# almond leaves



## stonedaquarium (Jun 11, 2011)

i know alot of shrimp breeders and experts use almond leaves in their tanks... how long do you leave the almond leaves in there ? and how many would be ideal for CRS and yellows in a 5 gal tank. and PFRS in a 10 gal. ? the 10 gal is heavily planted and the 5 gal is moderately planted ... looking to add more moss to the 5 gal. DO you leave the leaves in the tank after water changes or do you change the leaves after each water change? i know almond leaves tend to lower the ph in the tank... the question i have those is i already have 2 almond leaves in my 5 gal tank but the ph is at 6.8 where i am looking to dropping it to 6.3 should i add more leaves? i dont really want to leave my co2 24/7 as i might choke the shrimps out


----------



## Tarobot (Jun 27, 2010)

i do roughly 1/2 a leaf per 5g and just take it out when the shrimps are done eating it which roughly take two weeks+ depending on how much shrimps you have. they do lower the PH but not really enough for you to be using that as the source of your PH control, people usually use ADA soil and let that do the work. co2 should only be on when your light is on.


----------



## stonedaquarium (Jun 11, 2011)

my shrimps dont eat the leaves... lol...i guess i would have to starve them a bit for them to eat the leaves...


----------



## arash53 (Aug 13, 2011)

where do you get almod leaves?


----------



## effox (Apr 21, 2010)

I ordered mine off ebay, its dirt cheap. My buddy in Surrey has a few hundred, but he's out of town so that won't help.

Cheers,
Chris


----------



## Tarobot (Jun 27, 2010)

i got mine off patrick from canadianaquatics for around 50cent each i think


----------



## stonedaquarium (Jun 11, 2011)

Tarobot said:


> i got mine off patrick from canadianaquatics for around 50cent each i think


+1 to that... try contacting patrick (mykiss) from canadianaquatics... thats where i got mine from.


----------



## Luke78 (Apr 24, 2010)

They will constantly graze the surfaces of the leaves,and take what they can off it.But with some time,the leaf will break down and the feast begins



stonedaquarium said:


> my shrimps dont eat the leaves... lol...i guess i would have to starve them a bit for them to eat the leaves...


----------



## Ursus sapien (Apr 21, 2010)

Luke78 said:


> They will constantly graze the surfaces of the leaves,and take what they can off it.But with some time,the leaf will break down and the feast begins


That's it exactly. Some leaves (like dried green banana leaves, or autumn peach tree leaves) are very soft and are actually eaten quickly. Most hardwood leaves, though, are grazed as Luke78 described. Any hardwood can be used, provided that it's an 'autumn' leaf - no chlorophyll - and free of any "cides".
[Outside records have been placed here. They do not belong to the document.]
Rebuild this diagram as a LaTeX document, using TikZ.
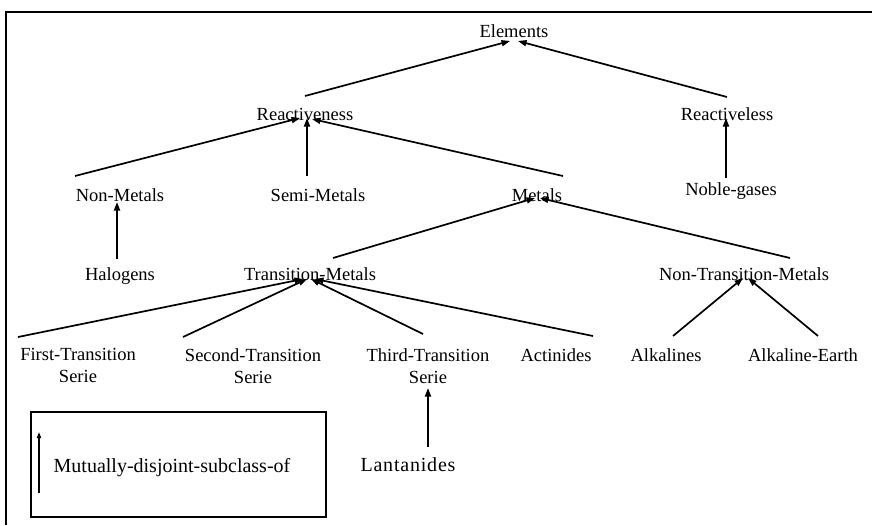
\documentclass[tikz,border=0pt]{standalone}
\usepackage{fontspec}
\setmainfont{Liberation Serif}
\usetikzlibrary{arrows.meta}
\begin{document}
\begin{tikzpicture}[x=1pt,y=-1pt,
  lbl/.style={inner sep=0pt,anchor=base,font=\fontsize{18.5}{22}\selectfont},
  lbl2/.style={inner sep=0pt,anchor=north,align=center,font=\fontsize{18.5}{22}\selectfont},
  isa/.style={line width=1.7pt,-{Triangle[length=8.5pt,width=6pt]}},
  frame/.style={line width=2pt}]
\useasboundingbox (0,0) rectangle (872,525);
% outer frame (top and left sides only)
\coordinate (fTL) at (6,12);
\coordinate (fTR) at (872,12);
\coordinate (fBL) at (6,525);
\draw[frame] (fTR) -- (fTL) -- (fBL);
% nodes
\node[lbl] (elements) at (514,37) {Elements};
\node[lbl] (reactiveness) at (305,120) {Reactiveness};
\node[lbl] (reactiveless) at (727,120) {Reactiveless};
\node[lbl] (nonmetals) at (120,201) {Non-Metals};
\node[lbl] (semimetals) at (318,201) {Semi-Metals};
\node[lbl] (metals) at (537,201) {Metals};
\node[lbl] (noble) at (731,195) {Noble-gases};
\node[lbl] (halogens) at (120,280) {Halogens};
\node[lbl] (transition) at (310,280) {Transition-Metals};
\node[lbl] (nontransition) at (744,280) {Non-Transition-Metals};
\node[lbl2] (first) at (78,348.5) {First-Transition\\Serie};
\node[lbl2] (second) at (253,348.5) {Second-Transition\\Serie};
\node[lbl2] (third) at (428,348.5) {Third-Transition\\Serie};
\node[lbl] (actinides) at (556,361) {Actinides};
\node[lbl] (alkalines) at (666,361) {Alkalines};
\node[lbl] (alkearth) at (803,361) {Alkaline-Earth};
\node[lbl,font=\fontsize{20}{24}\selectfont] (lantanides) at (408,471) {\addfontfeatures{LetterSpace=4}Lantanides};
% attachment points
\coordinate (elements-l) at (510,41);
\coordinate (elements-r) at (518,41);
\coordinate (reactiveness-top) at (305,96);
\coordinate (reactiveless-top) at (727,97);
\coordinate (reactiveness-l) at (300,118);
\coordinate (reactiveness-m) at (307,118);
\coordinate (reactiveness-r) at (312,119);
\coordinate (nonmetals-top) at (75,176);
\coordinate (semimetals-top) at (307,176);
\coordinate (metals-top) at (563,176);
\coordinate (nonmetals-in) at (117,202);
\coordinate (halogens-top) at (117,259);
\coordinate (reactiveless-in) at (726,118);
\coordinate (noble-top) at (726,178);
\coordinate (metals-l) at (535,198);
\coordinate (metals-r) at (540,198);
\coordinate (transition-top) at (333,258);
\coordinate (nontransition-top) at (790,258);
\coordinate (transition-1) at (303,279);
\coordinate (transition-2) at (307,279);
\coordinate (transition-3) at (311,279);
\coordinate (transition-4) at (315,279);
\coordinate (first-top) at (18,337);
\coordinate (second-top) at (183,337);
\coordinate (third-top) at (423,334);
\coordinate (actinides-top) at (593,336);
\coordinate (nontransition-l) at (743,278);
\coordinate (nontransition-r) at (748,278);
\coordinate (alkalines-top) at (673,336);
\coordinate (alkearth-top) at (818,336);
\coordinate (third-in) at (428,388);
\coordinate (lantanides-top) at (428,447);
% connectors
\draw[isa] (reactiveness-top) -- (elements-l);
\draw[isa] (reactiveless-top) -- (elements-r);
\draw[isa] (nonmetals-top) -- (reactiveness-l);
\draw[isa] (semimetals-top) -- (reactiveness-m);
\draw[isa] (metals-top) -- (reactiveness-r);
\draw[isa] (halogens-top) -- (nonmetals-in);
\draw[isa] (noble-top) -- (reactiveless-in);
\draw[isa] (transition-top) -- (metals-l);
\draw[isa] (nontransition-top) -- (metals-r);
\draw[isa] (first-top) -- (transition-1);
\draw[isa] (second-top) -- (transition-2);
\draw[isa] (third-top) -- (transition-3);
\draw[isa] (actinides-top) -- (transition-4);
\draw[isa] (alkalines-top) -- (nontransition-l);
\draw[isa] (alkearth-top) -- (nontransition-r);
\draw[isa] (lantanides-top) -- (third-in);
% legend
\node[draw,line width=1.6pt,minimum width=295pt,minimum height=105pt,inner sep=0pt] (legend) at (178.5,464.5) {};
\coordinate (legend-from) at (39,493);
\coordinate (legend-to) at (39,432);
\draw[line width=1.6pt,-{Triangle[length=6pt,width=4pt]}] (legend-from) -- (legend-to);
\node[inner sep=0pt,anchor=base,font=\fontsize{20}{24}\selectfont] (legendtext) at (172,472) {Mutually-disjoint-subclass-of};
\end{tikzpicture}
\end{document}
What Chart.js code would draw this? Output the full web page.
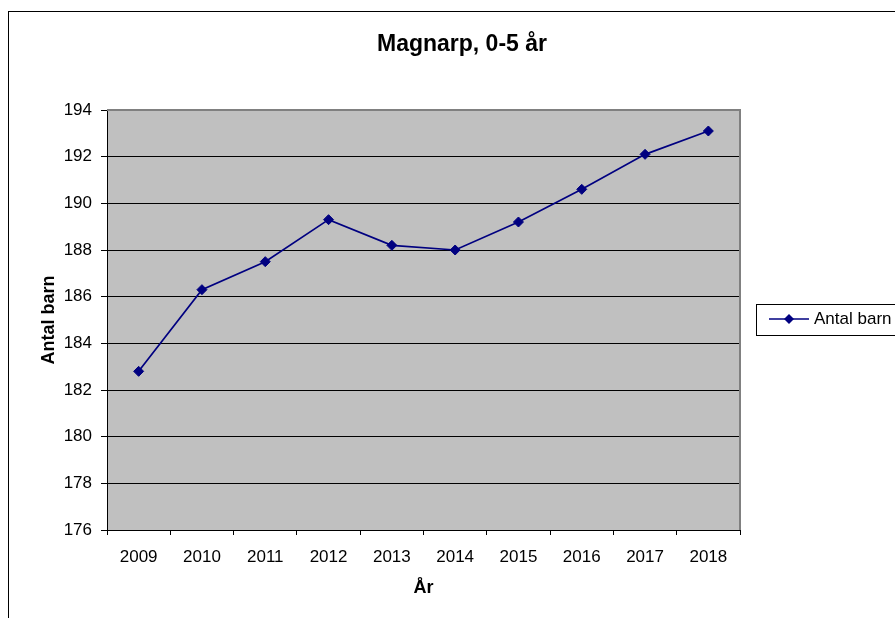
<!DOCTYPE html>
<html><head><meta charset="utf-8">
<script src="https://cdn.jsdelivr.net/npm/chart.js@4"></script>
<style>
html,body{margin:0;padding:0;background:#fff;overflow:hidden;width:895px;height:618px;}
#frame{position:absolute;left:8px;top:11px;width:906px;height:620px;border:1px solid #000;background:#fff;}
canvas{display:block;}
</style></head><body>
<div id="frame"><canvas id="c" width="906" height="620"></canvas></div>
<script>
const years = ['2009','2010','2011','2012','2013','2014','2015','2016','2017','2018'];
const antalBarn = [182.8, 186.3, 187.5, 189.3, 188.2, 188.0, 189.2, 190.6, 192.1, 193.1];
const yMin = 176, yMax = 194, yStep = 2;
const chartTitle = 'Magnarp, 0-5 år';
const seriesLabel = 'Antal barn';
const xTitle = 'År';
const yTitle = 'Antal barn';

const FONT = "'Liberation Sans', Arial, sans-serif";
const NAVY = '#000080';

const plotBg = {
  id: 'plotBg',
  beforeDraw(chart) {
    const {ctx, chartArea: a} = chart;
    ctx.save();
    ctx.fillStyle = '#c0c0c0';
    ctx.fillRect(a.left, a.top, a.right - a.left, a.bottom - a.top);
    ctx.restore();
  },
  beforeDatasetsDraw(chart) {
    const {ctx, chartArea: a} = chart;
    ctx.save();
    ctx.strokeStyle = '#808080';
    ctx.lineWidth = 2;
    ctx.beginPath();
    ctx.moveTo(a.left, a.top);
    ctx.lineTo(a.right, a.top);
    ctx.lineTo(a.right, a.bottom);
    ctx.stroke();
    ctx.restore();
  }
};

// Chart title centred over the whole chart frame (as in the original)
const frameTitle = {
  id: 'frameTitle',
  afterDraw(chart) {
    const {ctx} = chart;
    ctx.save();
    ctx.fillStyle = '#000';
    ctx.font = 'bold 23px ' + FONT;
    ctx.textAlign = 'center';
    ctx.textBaseline = 'middle';
    ctx.fillText(chartTitle, chart.width / 2, 33);
    ctx.restore();
  }
};

const boxLegend = {
  id: 'boxLegend',
  afterDraw(chart) {
    const {ctx, chartArea: a} = chart;
    const ds = chart.data.datasets[0];
    const x0 = a.right + 16;
    const cy = (a.top + a.bottom) / 2 - 1;
    const h = 31;
    const top = Math.round(cy - h / 2);
    ctx.save();
    ctx.strokeStyle = '#000';
    ctx.lineWidth = 1;
    ctx.strokeRect(x0 + 0.5, top + 0.5, 400, h);
    ctx.strokeStyle = ds.borderColor;
    ctx.lineWidth = ds.borderWidth;
    ctx.beginPath();
    ctx.moveTo(x0 + 13, cy);
    ctx.lineTo(x0 + 53, cy);
    ctx.stroke();
    const r = ds.pointRadius, mx = x0 + 33;
    ctx.fillStyle = ds.pointBackgroundColor;
    ctx.beginPath();
    ctx.moveTo(mx - r, cy); ctx.lineTo(mx, cy - r); ctx.lineTo(mx + r, cy); ctx.lineTo(mx, cy + r);
    ctx.closePath();
    ctx.fill();
    ctx.fillStyle = '#000';
    ctx.font = '17px ' + FONT;
    ctx.textBaseline = 'middle';
    ctx.textAlign = 'left';
    ctx.fillText(ds.label, x0 + 58, cy);
    ctx.restore();
  }
};

new Chart(document.getElementById('c'), {
  type: 'line',
  data: {
    labels: years,
    datasets: [{
      label: seriesLabel,
      data: antalBarn,
      borderColor: NAVY,
      backgroundColor: NAVY,
      borderWidth: 1.7,
      pointStyle: 'rectRot',
      pointRadius: 5,
      pointBackgroundColor: NAVY,
      pointBorderColor: NAVY,
      pointBorderWidth: 1,
      tension: 0,
      fill: false
    }]
  },
  options: {
    responsive: false,
    animation: false,
    devicePixelRatio: 1,
    layout: { padding: { left: 0, right: 175, top: 98, bottom: 0 } },
    plugins: {
      legend: { display: false },
      tooltip: { enabled: false },
      title: { display: false }
    },
    scales: {
      x: {
        offset: true,
        afterFit(s) { s.height = 102; },
        grid: { offset: true, drawOnChartArea: false, drawTicks: true, tickLength: 5, color: '#000', lineWidth: 1 },
        border: { display: true, color: '#000', width: 1 },
        ticks: { color: '#000', font: { family: FONT, size: 17 }, padding: 12, maxRotation: 0, autoSkip: false },
        title: { display: true, text: xTitle, color: '#000', font: { family: FONT, size: 18, weight: 'bold', lineHeight: 1.2 }, padding: { top: 4, bottom: 33 } }
      },
      y: {
        min: yMin, max: yMax,
        afterFit(s) { s.width = 98; },
        grid: { drawTicks: true, tickLength: 6, color: '#000', lineWidth: 1 },
        border: { display: true, color: '#000', width: 1 },
        ticks: { stepSize: yStep, color: '#000', font: { family: FONT, size: 17 }, padding: 9 },
        title: { display: true, text: yTitle, color: '#000', font: { family: FONT, size: 18, weight: 'bold', lineHeight: 1.2 }, padding: { top: 29.2, bottom: 4 } }
      }
    }
  },
  plugins: [plotBg, frameTitle, boxLegend]
});
</script>
</body></html>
Indian almond leaves and bark, autumn banana leaves, and cinnamon sticks have anti fungal and anti bacterial properties (verified, not just folk lore) that make them especially valuable in shrimp and fry tanks.


----------



## stonedaquarium (Jun 11, 2011)

thanks !!! great info guys...!!


----------



## blazingazn (Sep 18, 2011)

Got mine off MyKiss Patrick from Canadian Aquatics.

My tetras are much happier and when I get shrimp in a couple days, they will probably enjoy it also.


----------



## neven (May 15, 2010)

so Cinnamon sticks in a fish tank = good?


----------